Levando em conta essa condição, a economista explica que o governo deve priorizar a responsabilidade fiscal antes de tomar qualquer atitude, olhando para os efeitos de longo prazo.

“Se o presidente for minimamente responsável, ele não vai reverter nada na previdência. Caso contrário, pode aumentar ainda mais a dívida pública por conta dos benefícios e causar a elevação da taxa de juros e da inflação. Uma alternativa mais viável seria aumentar o salário mínimo de acordo com o crescimento econômico e as melhorias nas condições de vida. Nesse momento, o melhor caminho é investir em um pacote de políticas conjuntas e responsáveis para ajudar a colocar o país nos eixos”.

Novos desafios

De acordo com Juliana, a dinâmica da Previdência Social a partir de 2023 será impactada pelos problemas de gestão que ocorreram no governo de Jair Bolsonaro (2019-2022), em razão dos elevados gastos e dívidas, que levaram à indisponibilidade de recursos. Contudo, a especialista pondera que o equívoco do presidente Lula é não prestar atenção nos verdadeiros equívocos da Reforma da Previdência feita em 2019.

“Quando a reforma de 2019 foi feita, houve muitas críticas de políticos e economistas, pois a quantidade de recursos e emendas na proposta abriram muitas concessões que diminuíram o poder. Além do fato de que foi uma reforma seletiva, ou seja, não contemplou todos os cidadãos de maneira igualitária”, explicou.

“O presidente ainda não levou em consideração que a raiz do problema está justamente nesta desigualdade, provocada pelo sistema de repartição, que não é justo e sustentável, pois depende muita das incertezas da receita e gasta muitos recursos com pessoas que nunca contribuíram com o sistema, mas graças a dispositivos legais e outros direitos, conseguiram se aposentar”.

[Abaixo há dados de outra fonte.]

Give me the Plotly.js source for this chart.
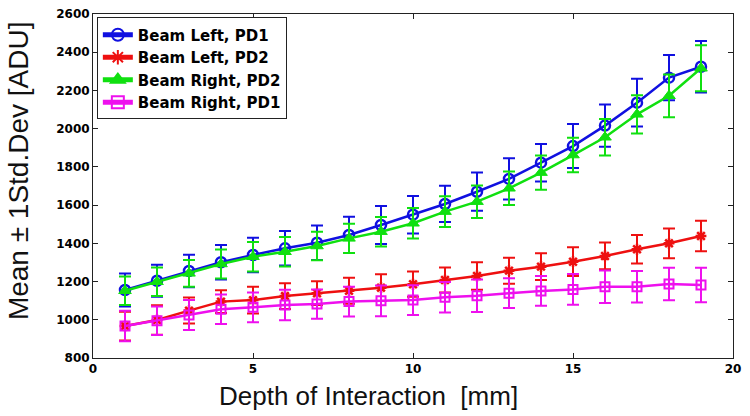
<!DOCTYPE html>
<html>
<head>
<meta charset="utf-8">
<script src="https://cdn.plot.ly/plotly-3.0.1.min.js"></script>
<style>html,body{margin:0;padding:0;background:#fff;}#chart{width:750px;height:416px;}</style>
</head>
<body>
<div id="chart"></div>
<script>
var depth = [1,2,3,4,5,6,7,8,9,10,11,12,13,14,15,16,17,18,19];

var leftPD1Mean = [1156,1204,1255,1301,1339,1374,1403,1444,1496,1550,1606,1670,1737,1822,1909,2016,2136,2267,2324];
var leftPD1Sd   = [86,84,85,90,90,90,90,95,100,98,95,100,108,98,115,110,125,118,135];

var leftPD2Mean = [967,999,1048,1095,1103,1124,1139,1152,1168,1186,1208,1229,1257,1278,1304,1334,1369,1400,1438];
var leftPD2Sd   = [75,77,68,60,70,67,62,68,70,66,65,72,68,70,75,70,75,78,80];

var rightPD2Mean = [1152,1199,1243,1292,1330,1356,1386,1426,1461,1505,1566,1618,1688,1770,1862,1955,2075,2172,2316];
var rightPD2Sd   = [75,75,70,76,77,77,74,77,77,80,80,85,88,90,90,95,100,112,120];

var rightPD1Mean = [967,995,1025,1055,1065,1077,1082,1095,1099,1103,1118,1126,1139,1151,1159,1173,1173,1187,1182];
var rightPD1Sd   = [80,75,78,77,78,80,77,78,80,78,80,85,78,78,80,85,82,85,90];

var seriesNames = ['Beam Left, PD1','Beam Left, PD2','Beam Right, PD2','Beam Right, PD1'];
var xTitle = 'Depth of Interaction\u00a0 [mm]';
var yTitle = 'Mean \u00b1 1Std.Dev [ADU]';

function tr(name, mean, sd, color, symbol, msize, mline) {
  return {
    x: depth, y: mean, name: name, type: 'scatter', mode: 'lines+markers',
    line: {color: color, width: 2.5},
    marker: {symbol: symbol, size: msize, color: color, line: {color: color, width: mline}},
    error_y: {type: 'data', array: sd, visible: true, color: color, thickness: 2, width: 6}
  };
}

var data = [
  tr(seriesNames[0], leftPD1Mean, leftPD1Sd, '#1010e0', 'circle-open', 10, 2.5),
  tr(seriesNames[1], leftPD2Mean, leftPD2Sd, '#ee1010', 'asterisk-open', 9, 2.5),
  tr(seriesNames[2], rightPD2Mean, rightPD2Sd, '#10e010', 'triangle-up', 11, 1),
  tr(seriesNames[3], rightPD1Mean, rightPD1Sd, '#ee10ee', 'square-open', 9, 2)
];

var tickFont = {family: 'DejaVu Sans, sans-serif', size: 12, color: '#000', weight: 'bold'};
var titleFontFamily = 'Liberation Sans, Arial, sans-serif';

var layout = {
  width: 750, height: 416,
  margin: {l: 93, r: 17, t: 14, b: 58},
  paper_bgcolor: '#ffffff', plot_bgcolor: '#ffffff',
  showlegend: true,
  legend: {
    x: 0.006, y: 0.99, xanchor: 'left', yanchor: 'top',
    bgcolor: '#ffffff', bordercolor: '#222', borderwidth: 1,
    font: {family: 'DejaVu Sans, sans-serif', size: 15, color: '#000', weight: 'bold'},
    tracegroupgap: 0, itemsizing: 'constant'
  },
  xaxis: {
    range: [0, 20], tickvals: [0,5,10,15,20], ticks: 'inside', ticklen: 5,
    showgrid: false, zeroline: false, showline: true, mirror: 'ticks',
    linecolor: '#222', linewidth: 1, tickcolor: '#222', tickfont: tickFont
  },
  yaxis: {
    range: [800, 2600], tickvals: [800,1000,1200,1400,1600,1800,2000,2200,2400,2600], ticks: 'inside', ticklen: 5,
    showgrid: false, zeroline: false, showline: true, mirror: 'ticks',
    linecolor: '#222', linewidth: 1, tickcolor: '#222', tickfont: tickFont
  },
  annotations: [
    {text: xTitle, xref: 'paper', yref: 'paper', x: 0.431, y: -0.11, xanchor: 'center', yanchor: 'middle',
     showarrow: false, font: {family: titleFontFamily, size: 26, color: '#111'}},
    {text: yTitle, xref: 'paper', yref: 'paper', x: -0.117, y: 0.5436, xanchor: 'center', yanchor: 'middle',
     textangle: -90, showarrow: false, font: {family: titleFontFamily, size: 28, color: '#111'}}
  ]
};

Plotly.newPlot('chart', data, layout, {displayModeBar: false, staticPlot: true});
</script>
</body>
</html>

O número total de contribuintes do regime geral da previdência ultrapassou 51,5 milhões de pessoas em 2020, informou o Anuário Estatístico da Previdência Social. Esse grupo, que inclui trabalhadores e empresas de zonas urbanas e rurais, totaliza R$ 726,474 bilhões em 2022, representando 88% de toda a arrecadação para a previdência, de acordo com dados da Controladoria Geral da União (CGU), publicados no Portal da Transparência.

No entanto, Juliana Inhasz teme que se a dívida pública e as altas despesas com a previdência continuarem, maior será o risco de não haver recursos suficientes para fechar as contas e garantir que todos os trabalhadores se aposentem.

“Do jeito que está hoje, há o risco da gente não conseguir ter dinheiro na hora da aposentadoria. Há também a possibilidade de nós ganharmos muito menos do que o esperado e, na pior das hipóteses, não haver dinheiro. De qualquer maneira, os problemas de orçamento vão bater na previdência, porque se no futuro houver menos gente para contribuir, o governo terá que dar aporte”.

Em caso de déficit, a União entra em ação como uma espécie de “cheque especial”. De acordo com a Constituição, o governo deve assegurar o direito à aposentadoria por meio da lei de custeio, que determina que o Estado use recursos do Tesouro para cobrir o que falta a esse setor.

“A dúvida que fica é se o governo vai aportar mesmo e se endividar mais, ou vai simplesmente fazer uma nova reforma e refazer as regras do jogo no meio da partida. As duas situações são terríveis, e a gestão do dinheiro público entra nessa história a partir do fato de que quando há uma gestão ruim, sobra menos dinheiro para a sociedade”, finalizou.